With the increased demand from both, passenger and cargo companies the expansion project phase 1 is to deepen the port entrance channel. At present, the port north section makes possible to load vessels limited to a draft of 13.8 m, while the south section could handle cargo ships with up to 13.4 m draft.

The design for seaport deepening to 17 m would provide handling of cargo ships with a draft of 15 to 15.2 m. The second phase work will be concentrated towards the Klaipeda breakwater facility reconstruction and fortification. Currently 100 days of the year are not utilised in cargo handling due to the bad weather conditions. The planned fortification work is to facilitate the reduction of bad weather effects and guarantee the safe manoeuvres of vessels longer than 250 m.

Typical 2014 breakdown of cargos processed at the seaport comprised of fertilisers (33.3%), petroleum products (16.1 %), containers (15.6%), ro-ro (12.2%), agricultural products (7.2%), construction materials (3.6%), ore (3.3%), metals (1.4%), wood (1.1%) and others (6.2%). At the moment, the intensity of usage of the cargo handling port facilities and the land adjacent is calculated at five times higher levels that 2014 and naturally the efficiency is to be provided via the seaport expansion. An example of the ambitious design is for increasing the annual turnover of containers form 0.75 million, currently, to 2 million at 2023. The 46.3 million tonnes of cargo handled today is to become 57.4 million tonnes at completion. A multipurpose, deep-water port with ship building facilities and a repair yard, Klaipeda connects East and West via land, railway and sea. The strategic plan discuses goods movements on the ‘’new silk road’’ between Alma-Ata (Kazakhstan) and Klaipeda in 5 – 12 days via rail, and similarly between Klaipeda and Chongqing (China) in just 13 -18 days. The grand scheme utilises the Trans-Siberian Railway Network, connecting already Moscow and the Russian Far East, the Trans Asian Railway
(TAR) and the Transport Corridor Europe-Caucasus-Asia (TRACECA).

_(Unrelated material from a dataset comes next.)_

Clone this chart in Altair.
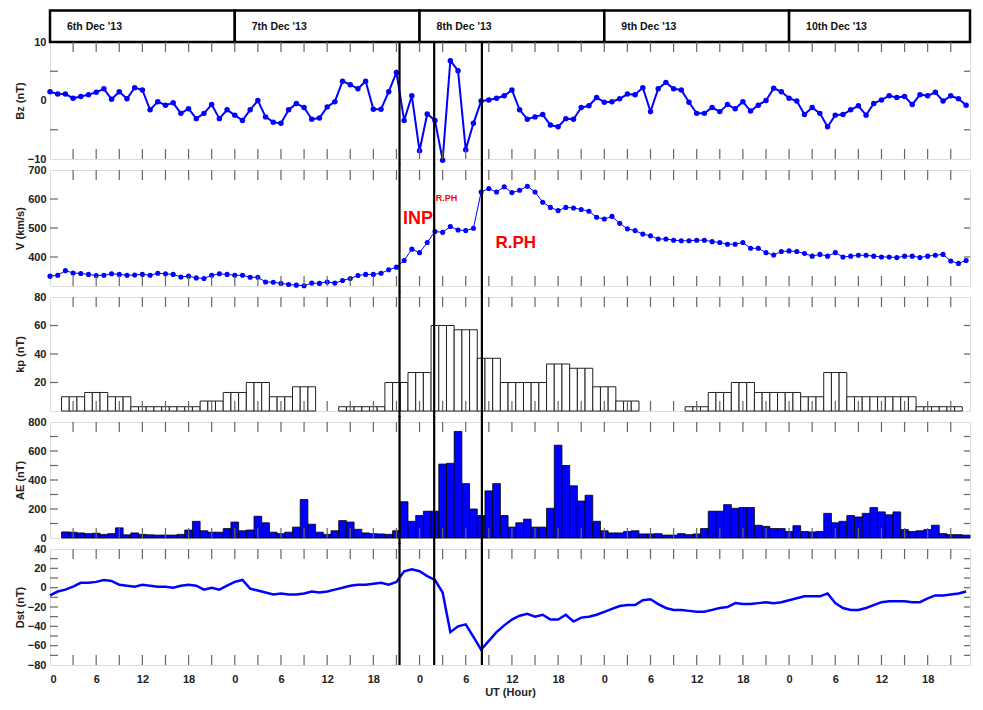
import altair as alt
import pandas as pd

# ---------------- data ----------------
hours = list(range(120))

bz = [1.5, 1.1, 1.1, 0.4, 0.7, 1.0, 1.4, 2.0, 0.2, 1.5, 0.3, 2.2, 1.8, -1.6, -0.2, -0.8, -0.4, -2.2, -1.4, -3.1,
      -2.2, -0.7, -3.1, -1.6, -2.5, -3.4, -1.6, 0.0, -2.8, -3.7, -3.9, -1.6, -0.5, -1.2, -3.2, -3.0, -1.1, -0.2, 3.3, 2.7,
      2.0, 3.3, -1.5, -1.5, 1.5, 4.8, -3.4, 0.8, -8.6, -2.3, -3.4, -10.2, 6.8, 5.1, -8.4, -3.9, -0.1, 0.1, 0.4, 0.8,
      1.8, -1.6, -3.2, -2.8, -2.4, -4.2, -4.5, -3.1, -3.2, -1.2, -0.9, 0.5, -0.3, -0.2, 0.3, 1.1, 1.0, 2.2, -1.9, 2.0,
      3.1, 2.0, 1.8, -0.3, -2.2, -2.2, -1.2, -1.9, -0.7, -1.4, -0.2, -1.8, -0.8, 0.0, 2.1, 1.5, 0.4, -0.1, -2.4, -1.2,
      -2.2, -4.5, -2.5, -2.4, -1.6, -0.9, -2.5, -0.5, 0.1, 0.8, 0.5, 0.7, -0.7, 1.0, 0.8, 1.4, -0.1, 0.8, 0.3, -0.8]

speed = [334, 337, 353, 345, 343, 340, 336, 337, 342, 340, 337, 338, 340, 337, 344, 342, 340, 331, 334, 328,
         326, 337, 342, 340, 337, 337, 330, 330, 314, 313, 309, 305, 303, 301, 310, 309, 314, 310, 319, 326,
         336, 340, 340, 344, 356, 365, 388, 427, 415, 450, 488, 485, 505, 493, 491, 499, 624, 636, 624, 642,
         622, 630, 644, 624, 589, 571, 560, 571, 569, 564, 558, 537, 531, 540, 516, 497, 491, 479, 473, 462,
         462, 458, 456, 456, 458, 458, 453, 450, 444, 444, 450, 430, 430, 415, 407, 419, 421, 419, 412, 403,
         409, 403, 415, 400, 403, 406, 406, 403, 400, 400, 398, 403, 403, 398, 403, 406, 409, 386, 378, 388]

# kp: one value per 3-hour block, first block covers hours 2-4
kp_blocks = [10, 13, 10, 3, 3, 3, 7, 13, 20, 10, 17, 0, 3, 3, 20, 27, 60, 57, 37, 20,
             20, 33, 30, 17, 7, 0, 0, 3, 13, 20, 13, 13, 10, 27, 10, 10, 10, 3, 3]

ae = [0, 0, 42, 40, 35, 30, 33, 25, 30, 70, 22, 35, 25, 22, 20, 20, 20, 25, 55, 115,
      50, 40, 40, 65, 110, 50, 55, 150, 105, 40, 30, 40, 75, 265, 95, 40, 25, 50, 120, 110,
      60, 35, 30, 28, 25, 50, 250, 115, 155, 185, 185, 510, 515, 735, 375, 200, 155, 325, 375, 155,
      75, 105, 130, 75, 75, 205, 640, 500, 360, 255, 295, 115, 50, 35, 35, 45, 50, 28, 28, 30,
      20, 20, 30, 23, 28, 65, 185, 185, 230, 205, 210, 210, 88, 80, 65, 65, 45, 85, 45, 42,
      45, 170, 105, 115, 155, 145, 170, 210, 180, 160, 180, 58, 45, 50, 58, 88, 30, 23, 23, 20]

dst = [-8, -4, -2, 1, 5, 5, 6, 8, 7, 3, 2, 1, 3, 2, 1, 1, 0, 2, 3, 2,
       -2, 0, -2, 2, 6, 8, -1, -3, -5, -7, -6, -7, -7, -6, -4, -5, -4, -2, 0, 2,
       3, 3, 4, 5, 3, 6, 17, 19, 17, 12, 8, -5, -46, -40, -38, -51, -64, -55, -46, -39,
       -33, -29, -27, -30, -28, -33, -33, -28, -35, -31, -30, -28, -25, -22, -19, -18, -18, -13, -12, -17,
       -21, -23, -23, -24, -25, -25, -23, -21, -20, -16, -17, -17, -16, -15, -16, -15, -13, -11, -9, -9,
       -9, -6, -16, -21, -23, -23, -21, -18, -15, -14, -14, -14, -15, -15, -11, -8, -8, -7, -6, -4]

day_labels = ["6th Dec '13", "7th Dec '13", "8th Dec '13", "9th Dec '13", "10th Dec '13"]
day_start = [0, 24, 48, 72, 96]
day_end = [24, 48, 72, 96, 119.5]

event_hours = [45.4, 49.9, 56.1]

ann_text = ["INP", "R.PH", "R.PH"]
ann_hour = [47.8, 51.5, 60.5]
ann_value = [531, 603, 448]
ann_size = [18, 9, 17]

# ---------------- tables ----------------
kp_hourly = [0, 0] + [b for b in kp_blocks for _ in range(3)] + [0]

df_bz = pd.DataFrame({"t": hours, "v": bz})
df_v = pd.DataFrame({"t": hours, "v": speed})
df_kp = pd.DataFrame({"t": [h - 0.5 for h in hours], "t2": [h + 0.5 for h in hours], "v": kp_hourly})
df_kp = df_kp[df_kp.v > 0]
df_ae = pd.DataFrame({"t": [h - 0.5 for h in hours], "t2": [h + 0.5 for h in hours], "v": ae})
df_ae = df_ae[df_ae.v > 0]
df_dst = pd.DataFrame({"t": hours, "v": dst})
df_days = pd.DataFrame({"t": day_start, "t2": day_end, "label": day_labels})
df_ev = pd.DataFrame({"t": event_hours})
df_ann = pd.DataFrame({"t": ann_hour, "v": ann_value, "label": ann_text, "sz": ann_size})
df_xt = pd.DataFrame({"t": list(range(3, 120, 3))})

# ---------------- layout ----------------
X_DOMAIN = [0, 119.5]
W = 920
S = 11
BLUE = "#0000ff"
FRAME = "#7a7a7a"
FONT = "Liberation Sans"

xscale = alt.Scale(domain=X_DOMAIN, nice=False, zero=False)


def panel(layers_fn, ydomain, ylabels, yticks, ytitle, height, xaxis=None, ext_top=6, ext_bottom=6):
    yscale = alt.Scale(domain=ydomain, nice=False, zero=False)
    yaxis = alt.Axis(values=ylabels, ticks=False, domain=False, grid=False, labelPadding=4,
                     labelFontSize=11, labelFontWeight="bold", labelColor="#222", labelFont=FONT,
                     title=ytitle, titleX=-25, titleFontSize=11, titleFontWeight="bold",
                     titleColor="#222", titleFont=FONT)

    def X(f="t"):
        return alt.X(f"{f}:Q", scale=xscale, axis=xaxis)

    def Y(f="v"):
        return alt.Y(f"{f}:Q", scale=yscale, axis=yaxis)

    df_yt = pd.DataFrame({"v": yticks})
    parts = []
    parts += layers_fn(X, Y)
    # inward ticks
    parts.append(alt.Chart(df_xt).mark_rule(color="#666", strokeWidth=1.2).encode(
        x=X(), y=alt.value(0), y2=alt.value(10)))
    parts.append(alt.Chart(df_xt).mark_rule(color="#666", strokeWidth=1.2).encode(
        x=X(), y=alt.value(height - 10), y2=alt.value(height)))
    parts.append(alt.Chart(df_yt).mark_rule(color="#666", strokeWidth=1.2).encode(
        y=Y(), x=alt.value(0), x2=alt.value(8)))
    parts.append(alt.Chart(df_yt).mark_rule(color="#666", strokeWidth=1.2).encode(
        y=Y(), x=alt.value(W - 6), x2=alt.value(W)))
    # event lines
    parts.append(alt.Chart(df_ev).mark_rule(color="black", strokeWidth=2.2).encode(
        x=X(), y=alt.value(-ext_top), y2=alt.value(height + ext_bottom)))
    return alt.layer(*parts).properties(width=W, height=height)


def bz_layers(X, Y):
    return [
        alt.Chart(df_days).mark_rect(fill="white", stroke="black", strokeWidth=2.5).encode(
            x=X(), x2=alt.X2("t2:Q"), y=alt.value(-31.5), y2=alt.value(0)),
        alt.Chart(df_days).mark_text(align="left", baseline="middle", dx=17, fontSize=10.5,
                                     fontWeight="bold", font=FONT, color="#111").encode(
            x=X(), y=alt.value(-15.5), text="label:N"),
        alt.Chart(df_bz).mark_line(color=BLUE, strokeWidth=2).encode(x=X(), y=Y()),
        alt.Chart(df_bz).mark_circle(color=BLUE, size=30, opacity=1).encode(x=X(), y=Y()),
    ]


def v_layers(X, Y):
    return [
        alt.Chart(df_v).mark_line(color=BLUE, strokeWidth=1).encode(x=X(), y=Y()),
        alt.Chart(df_v).mark_circle(color=BLUE, size=26, opacity=1).encode(x=X(), y=Y()),
        alt.Chart(df_ann).mark_text(color="#ff0000", fontWeight="bold", font=FONT,
                                    align="center", baseline="middle").encode(
            x=X(), y=Y(), text="label:N", size=alt.Size("sz:Q", scale=None, legend=None)),
    ]


def kp_layers(X, Y):
    return [
        alt.Chart(df_kp).mark_rect(fill="white", stroke="#222", strokeWidth=1).encode(
            x=X(), x2=alt.X2("t2:Q"), y=Y(), y2=alt.Y2(datum=0)),
    ]


def ae_layers(X, Y):
    return [
        alt.Chart(df_ae).mark_rect(fill=BLUE, stroke="black", strokeWidth=0.8).encode(
            x=X(), x2=alt.X2("t2:Q"), y=Y(), y2=alt.Y2(datum=0)),
    ]


def dst_layers(X, Y):
    return [
        alt.Chart(df_dst).mark_line(color=BLUE, strokeWidth=2.5).encode(x=X(), y=Y()),
    ]


xaxis_bottom = alt.Axis(values=list(range(0, 120, 6)), labelExpr="datum.value % 24", ticks=False,
                        domain=False, grid=False, labelPadding=8, labelFontSize=11, labelFontWeight="bold",
                        labelColor="#222", labelFont=FONT, title="UT (Hour)", titleFontSize=11,
                        titleFontWeight="bold", titleColor="#222", titleFont=FONT, titlePadding=2)

p_bz = panel(bz_layers, [-10, 10], [-10, 0, 10], [-5, 5], "Bz (nT)", 117, ext_top=0)
p_v = panel(v_layers, [300, 700], [400, 500, 600, 700], [400, 500, 600], "V (km/s)", 116)
p_kp = panel(kp_layers, [0, 80], [20, 40, 60, 80], [20, 40, 60], "kp (nT)", 114)
p_ae = panel(ae_layers, [0, 800], [0, 200, 400, 600, 800], [100, 200, 300, 400, 500, 600, 700],
             "AE (nT)", 116)
p_dst = panel(dst_layers, [-80, 40], list(range(-80, 41, 20)), list(range(-70, 31, 10)), "Dst (nT)", 116,
              xaxis=xaxis_bottom, ext_bottom=0)

chart = alt.vconcat(p_bz, p_v, p_kp, p_ae, p_dst, spacing=S, bounds="flush").properties(
    padding={"left": 5, "top": 0, "right": 0, "bottom": 0}
).configure_view(stroke=FRAME, strokeWidth=1.5).configure(font=FONT)

chart.save("out.html", embed_options={"renderer": "svg", "actions": False})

Goods transportation from China to Western Europe and Scandinavia envisaged as per fig.1 below.

European and Asian transport arteries – road and rail as per fig.2, and fig.3.


fig.2


fig.3

It has been commented by both, the US and Russia, that with the Arctic circle warming up, there is great opening for new navigational routes and access to oil and mineral reserves in the region. And with the increased interests towards the Arctic highlighted in the new initiative framework of the Chinese president many Arctic countries are rightfully alarmed.

As per many European strategic investments where Chinese companies have approached and succeeded in securing (sometimes major) stakes in ports that are financially troubled, Klaipeda Seaport Authority have experienced some of these influential Chinese propositions as well.

The call for consideration of threat to the national security, however, highlighted by the Lithuanian President at the end of 2019, has led the state port company to seek a new major investor and at the beginning of 2020 securing the deal with the Nordic Investment Bank. It is time now to watch for the rising star amongst the North seaports – Klaipeda.